What is a cryptocurrency?
A cryptocurrency is a digital asset designed to work as a medium of exchange using cryptography to secure the transactions on a ledger that is typically publicly viewable. A community guarantees the authenticity of the transactions in addition to the creation of additional units of the currency (Victor, 2017).
What problems is bitcoin trying to solve?
Bitcoin is currently the most popular cryptocurrency. The problem bitcoin is trying to solve is an important one faced by many people across the world. Leo Tolstoy said, “money is a new form of slavery.” By controlling money, vast power is wielded in today’s world. The enormous amount of money in circulation is primarily controlled by bankers and they wield the powers of inflation and currency debasing as methods of increasing and controlling product prices throughout the economy .Centralized and institutional control of currency is the problem bitcoin is trying to solve. Bitcoin, like many other cryptocurrencies, gives power to the people using the cryptocurrency as they do not require authorities in a centralized system to do business and make purchases. By being peer to peer (P2P) and decentralized it lets people trade without having the rules of the transaction dictated by third parties. Cryptocurrency enables users to act anonymously and this removes power traditionally held by financial institutions.
What is the blockchain? A look at the basics.

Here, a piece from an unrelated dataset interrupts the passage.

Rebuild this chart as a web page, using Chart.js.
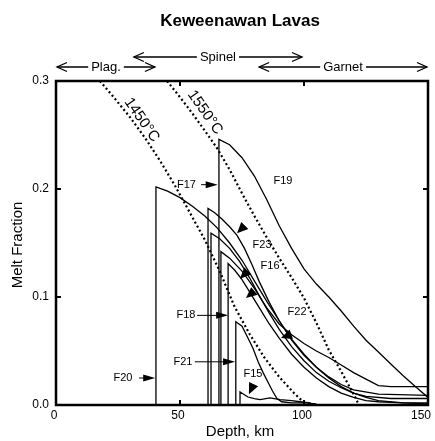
<!DOCTYPE html>
<html>
<head>
<meta charset="utf-8">
<script src="https://cdn.jsdelivr.net/npm/chart.js@4.4.1/dist/chart.umd.min.js"></script>
<style>
html, body { margin: 0; padding: 0; background: #fff; }
#wrap { width: 435px; height: 441px; position: relative; }
</style>
</head>
<body>
<div id="wrap"><canvas id="chart"></canvas></div>
<script>
const depthTicks = [0, 50, 100, 150];
const meltTicks = [0, 0.1, 0.2, 0.3];

// dotted adiabats
const adiabat1450Depth = [17.7, 24, 30, 36, 42, 48, 54, 60, 66, 72, 78, 84, 90, 96, 101];
const adiabat1450Melt = [0.300, 0.283, 0.266, 0.247, 0.226, 0.203, 0.178, 0.153, 0.124, 0.091, 0.066, 0.044, 0.026, 0.011, 0.0];
const adiabat1550Depth = [44.8, 50, 55, 60, 64.9, 70, 75, 80, 85, 90, 95, 100, 105, 110, 115, 120, 122.2];
const adiabat1550Melt = [0.300, 0.285, 0.270, 0.254, 0.238, 0.218, 0.196, 0.175, 0.155, 0.136, 0.118, 0.099, 0.076, 0.051, 0.031, 0.010, 0.0];

// melting columns (vertical start + melt path)
const f20Depth = [40.3, 40.3, 45, 50, 55, 60, 65, 70, 75, 80, 85, 90, 95, 100, 105, 110, 115, 120, 125, 130, 140, 150];
const f20Melt = [0, 0.202, 0.198, 0.192, 0.184, 0.175, 0.164, 0.150, 0.134, 0.115, 0.096, 0.078, 0.061, 0.047, 0.035, 0.025, 0.017, 0.011, 0.007, 0.004, 0.002, 0.001];
const f23Depth = [61.3, 61.3, 64, 67, 70, 73, 76, 79, 82, 86, 90, 95, 100, 105, 110, 115, 120, 130, 150];
const f23Melt = [0, 0.182, 0.178, 0.172, 0.165, 0.157, 0.145, 0.130, 0.114, 0.095, 0.078, 0.060, 0.046, 0.035, 0.026, 0.019, 0.014, 0.010, 0.009];
const f16Depth = [62.5, 62.5, 66, 70, 74, 78, 82, 86, 90, 95, 100, 105, 110, 115, 120, 125, 135, 150];
const f16Melt = [0, 0.159, 0.154, 0.145, 0.133, 0.118, 0.101, 0.085, 0.070, 0.054, 0.041, 0.030, 0.022, 0.016, 0.011, 0.008, 0.006, 0.006];
const f19Depth = [65.7, 65.7, 70, 75, 80, 85, 90, 95, 100, 105, 110, 115, 120, 125, 130, 135, 140, 145, 150];
const f19Melt = [0, 0.246, 0.241, 0.229, 0.212, 0.190, 0.166, 0.145, 0.126, 0.112, 0.100, 0.087, 0.073, 0.060, 0.049, 0.038, 0.027, 0.017, 0.007];
const f22Depth = [66.5, 66.5, 70, 75, 80, 85, 90, 95, 100, 105, 110, 115, 120, 125, 130, 135, 150];
const f22Melt = [0, 0.142, 0.136, 0.124, 0.108, 0.090, 0.075, 0.065, 0.057, 0.050, 0.044, 0.037, 0.030, 0.024, 0.018, 0.017, 0.017];
const f18Depth = [69.4, 69.4, 72, 75, 78, 82, 86, 90, 95, 100, 105, 110, 115, 120, 125, 130, 140, 150];
const f18Melt = [0, 0.131, 0.125, 0.116, 0.105, 0.090, 0.075, 0.062, 0.047, 0.035, 0.025, 0.017, 0.011, 0.007, 0.004, 0.003, 0.002, 0.002];
const f21Depth = [72.5, 72.5, 75, 77.4, 79.5, 81.5, 83.5, 85.5, 87.3, 89.1, 91, 95, 100, 105];
const f21Melt = [0, 0.077, 0.073, 0.062, 0.052, 0.040, 0.030, 0.021, 0.013, 0.006, 0.003, 0.002, 0.002, 0.001];
const f15Depth = [74.2, 74.2, 77.4, 80, 82.3, 86.3, 90.3, 95, 98.4, 102.4, 103.6];
const f15Melt = [0, 0.012, 0.0074, 0.006, 0.005, 0.0065, 0.005, 0.004, 0.003, 0.002, 0];

// labels, in data units
const plainLabels = [
  ['F19', 91.5, 0.207], ['F23', 83.1, 0.148], ['F16', 86.3, 0.129],
  ['F22', 97.2, 0.086], ['F15', 79.4, 0.029]
];
// [text, textDepth, melt, arrowFrom, arrowTo]
const arrowLabels = [
  ['F17', 52.6, 0.204, 58.5, 65.2],
  ['F18', 52.4, 0.083, 56.9, 69.4],
  ['F21', 51.2, 0.040, 56.0, 72.2],
  ['F20', 27.0, 0.025, 33.5, 40.0]
];
// loose arrowheads: tip depth, tip melt, pointing angle (deg, screen)
const pointers = [
  [73.0, 0.159, 135], [74.2, 0.117, 135], [76.6, 0.099, 140],
  [90.7, 0.062, 160], [77.8, 0.010, 115]
];
const zones = [['Plag.', 0, 40.3, 67], ['Spinel', 31, 99.6, 57], ['Garnet', 81.5, 150, 67]];
const tempLabels = [['1450°C', 34.6, 0.264], ['1550°C', 60.1, 0.271]];

const FONT = '"Liberation Sans", Arial, Helvetica, sans-serif';

const columns = [
  [f20Depth, f20Melt], [f23Depth, f23Melt], [f16Depth, f16Melt], [f19Depth, f19Melt],
  [f22Depth, f22Melt], [f18Depth, f18Melt], [f21Depth, f21Melt], [f15Depth, f15Melt]
];

const toXY = (xs, ys) => xs.map((x, i) => ({ x: x, y: ys[i] }));

let datasets = [
  { data: toXY(adiabat1450Depth, adiabat1450Melt), borderDash: [2, 2.6], borderWidth: 2.2 },
  { data: toXY(adiabat1550Depth, adiabat1550Melt), borderDash: [2, 2.6], borderWidth: 2.2 }
];
columns.forEach(c => {
  datasets.push({ data: toXY(c[0], c[1]), borderWidth: 1.3 });
});
datasets.forEach(d => {
  d.showLine = true;
  d.pointRadius = 0;
  d.borderColor = '#000';
  d.tension = 0;
  d.fill = false;
});

function tri(ctx, x, y, ang, len, half) {
  let dx = Math.cos(ang), dy = Math.sin(ang);
  let bx = x - dx * len, by = y - dy * len;
  ctx.beginPath();
  ctx.moveTo(x, y);
  ctx.lineTo(bx - dy * half, by + dx * half);
  ctx.lineTo(bx + dy * half, by - dx * half);
  ctx.closePath();
  ctx.fill();
}

function chevron(ctx, x, y, dir) {
  ctx.beginPath();
  ctx.moveTo(x - dir * 10, y - 4.5);
  ctx.lineTo(x, y);
  ctx.lineTo(x - dir * 10, y + 4.5);
  ctx.stroke();
}

const decor = {
  id: 'decor',
  afterDraw(chart) {
    const ctx = chart.ctx;
    const a = chart.chartArea;
    const xs = chart.scales.x, ys = chart.scales.y;
    ctx.save();
    ctx.strokeStyle = '#000';
    ctx.fillStyle = '#000';

    // frame
    ctx.lineWidth = 2.5;
    ctx.strokeRect(a.left, a.top, a.right - a.left, a.bottom - a.top);

    // inner ticks
    ctx.lineWidth = 2;
    depthTicks.slice(1, -1).forEach(v => {
      let px = xs.getPixelForValue(v);
      ctx.beginPath();
      ctx.moveTo(px, a.bottom); ctx.lineTo(px, a.bottom - 5);
      ctx.moveTo(px, a.top); ctx.lineTo(px, a.top + 5);
      ctx.stroke();
    });
    meltTicks.slice(1, -1).forEach(v => {
      let py = ys.getPixelForValue(v);
      ctx.beginPath();
      ctx.moveTo(a.left, py); ctx.lineTo(a.left + 5, py);
      ctx.moveTo(a.right, py); ctx.lineTo(a.right - 5, py);
      ctx.stroke();
    });

    // depth tick labels (last one kept inside the page)
    ctx.textAlign = 'center';
    ctx.textBaseline = 'top';
    ctx.font = '12px ' + FONT;
    depthTicks.forEach(v => {
      let t = String(v);
      let half = ctx.measureText(t).width / 2;
      let cx = Math.min(xs.getPixelForValue(v) - 2, chart.width - 4 - half);
      ctx.fillText(t, cx, a.bottom + 5);
    });

    // title and axis titles
    ctx.textBaseline = 'middle';
    ctx.font = 'bold 17px ' + FONT;
    ctx.fillText('Keweenawan Lavas', 240, 21);
    ctx.font = '15px ' + FONT;
    ctx.fillText('Depth, km', 240, 432);
    ctx.save();
    ctx.translate(18, 245);
    ctx.rotate(-Math.PI / 2);
    ctx.fillText('Melt Fraction', 0, 0);
    ctx.restore();

    // mineral zones
    ctx.font = '13px ' + FONT;
    ctx.lineWidth = 1.3;
    zones.forEach(z => {
      let x0 = xs.getPixelForValue(z[1]) + 1, x1 = xs.getPixelForValue(z[2]) - 1;
      let y = z[3];
      let cx = (x0 + x1) / 2;
      let w = ctx.measureText(z[0]).width / 2 + 3;
      ctx.fillText(z[0], cx, y);
      ctx.beginPath();
      ctx.moveTo(x0, y); ctx.lineTo(cx - w, y);
      ctx.moveTo(cx + w, y); ctx.lineTo(x1, y);
      ctx.stroke();
      chevron(ctx, x0, y, -1);
      chevron(ctx, x1, y, 1);
    });

    // adiabat labels
    ctx.font = '15px ' + FONT;
    tempLabels.forEach(t => {
      ctx.save();
      ctx.translate(xs.getPixelForValue(t[1]), ys.getPixelForValue(t[2]));
      ctx.rotate(55 * Math.PI / 180);
      ctx.fillText(t[0], 0, 0);
      ctx.restore();
    });

    // column labels
    ctx.font = '11px ' + FONT;
    plainLabels.forEach(l => {
      ctx.fillText(l[0], xs.getPixelForValue(l[1]), ys.getPixelForValue(l[2]));
    });
    ctx.lineWidth = 1;
    arrowLabels.forEach(l => {
      let py = ys.getPixelForValue(l[2]);
      let x0 = xs.getPixelForValue(l[3]), x1 = xs.getPixelForValue(l[4]);
      ctx.fillText(l[0], xs.getPixelForValue(l[1]), py);
      ctx.beginPath();
      ctx.moveTo(x0, py); ctx.lineTo(x1 - 8, py);
      ctx.stroke();
      tri(ctx, x1, py, 0, 12, 3.5);
    });
    pointers.forEach(p => {
      tri(ctx, xs.getPixelForValue(p[0]), ys.getPixelForValue(p[1]), p[2] * Math.PI / 180, 11, 5);
    });
    ctx.restore();
  }
};

new Chart(document.getElementById('chart'), {
  type: 'scatter',
  data: { datasets: datasets },
  options: {
    responsive: true,
    maintainAspectRatio: false,
    animation: false,
    layout: { padding: { top: 81, right: 7, left: 0, bottom: 0 } },
    plugins: { legend: { display: false }, tooltip: { enabled: false } },
    scales: {
      x: {
        type: 'linear', min: 0, max: 150,
        afterBuildTicks: s => { s.ticks = depthTicks.map(v => ({ value: v })); },
        afterFit: s => { s.height = 36; s.paddingLeft = 0; s.paddingRight = 0; },
        ticks: { display: false },
        grid: { display: false, drawTicks: false },
        border: { display: false }
      },
      y: {
        type: 'linear', min: 0, max: 0.3,
        afterBuildTicks: s => { s.ticks = meltTicks.map(v => ({ value: v })); },
        afterFit: s => { s.width = 56; s.paddingTop = 0; s.paddingBottom = 0; },
        ticks: { color: '#000', font: { size: 12, family: FONT }, padding: 7, callback: v => v.toFixed(1) },
        grid: { display: false, drawTicks: false },
        border: { display: false }
      }
    }
  },
  plugins: [decor]
});
</script>
</body>
</html>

At first the blockchain might seem complex but in reality, it’s very simple. The blockchain is just another type of database for recording transactions – once a transaction occurs, it is copied to all of the computers in a participating network and this is sometimes referred to as a ‘distributed ledger’. Data is stored in ‘blocks’, and there are two main features about ‘blocks’ to know: - Content: mainly a list of instruction statements and digital assets (such as transactions made) and the amounts and addresses of the parties to those transactions. - Header: metadata, such as unique block reference number, the time the block was created, and a link back to the previous block .Given the latest block, it is possible to access all previous blocks which are linked together through a chain (blockchain). As participants in the network grow it becomes harder for malicious actors to overcome the verification processes that are completed by the community.
What are ‘Miners’?
Mining is a way to create bitcoins. A core motivation to mine is the ability to stay anonymous. If you solve a block (a lot of computing power is necessary to achieve this, but once solved, you are remunerated with bitcoins) and use Tor (anonymous browser) it is possible to obtain bitcoins while remaining completely anonymous. Bitcoin can be simplified into three things: first, is the set of rules (protocol) that dictates how the network should be operated; second is the software that actualizes the protocol; the third point is the large network of computers that run the software that enables the protocol. Essentially, this is a chain of computers that serve as the fundamental basis of the system. That activity of the third point is what is called mining. The process of mining involves verifying transactions, collecting transaction fees, preventing double-spending, and creating the currency supply. Mining is also a computational protection for the system since a large amount of processing power is being piled on top of past transactions. Miners verify transactions by assessing them against previous transactions. Transactions cannot spend bitcoins that were spent before or do not exist. They must adhere to the rules defined by the protocol. Mining and blockchain are the keys that enable a cryptocurrency and both of these are just at the beginning stages.
What is cryptocurrency trading?
Cryptocurrency trading is the act of speculating on cryptocurrency price movements via a CFD trading account, or buying and selling the underlying coins via an exchange.
CFD trading on cryptocurrencies
CFDs trading are derivatives, which enable you to speculate on cryptocurrency price movements without taking ownership of the underlying coins. You can go long (‘buy’) if you think a cryptocurrency will rise in value, or short (‘sell’) if you think it will fall. Both are leveraged products, meaning you only need to put up a small deposit – known as margin – to gain full exposure to the underlying market. Your profit or loss are still calculated according to the full size of your position, so leverage will magnify both profits and losses.
Buying and selling cryptocurrencies via an exchange
When you buy cryptocurrencies via an exchange, you purchase the coins themselves. You’ll need to create an exchange account, put up the full value of the asset to open a position, and store the cryptocurrency tokens in your own wallet until you’re ready to sell. Exchanges bring their own steep learning curve as you’ll need to get to grips with the technology involved and learn how to make sense of the data. Many exchanges also have limits on how much you can deposit, while accounts can be very expensive to maintain.
How do cryptocurrency markets work?
Cryptocurrency markets are decentralized, which means they are not issued or backed by a central authority such as a government. Instead, they run across a network of computers. However, cryptocurrencies can be bought and sold via exchanges and stored in ‘wallets’ . Unlike traditional currencies, cryptocurrencies exist only as a shared digital record of ownership, stored on a blockchain. When a user wants to send cryptocurrency units to another user, they send it to that user’s digital wallet. The transaction isn’t considered final until it has been verified and added to the blockchain through a process called mining. This is also how new cryptocurrency tokens are usually created.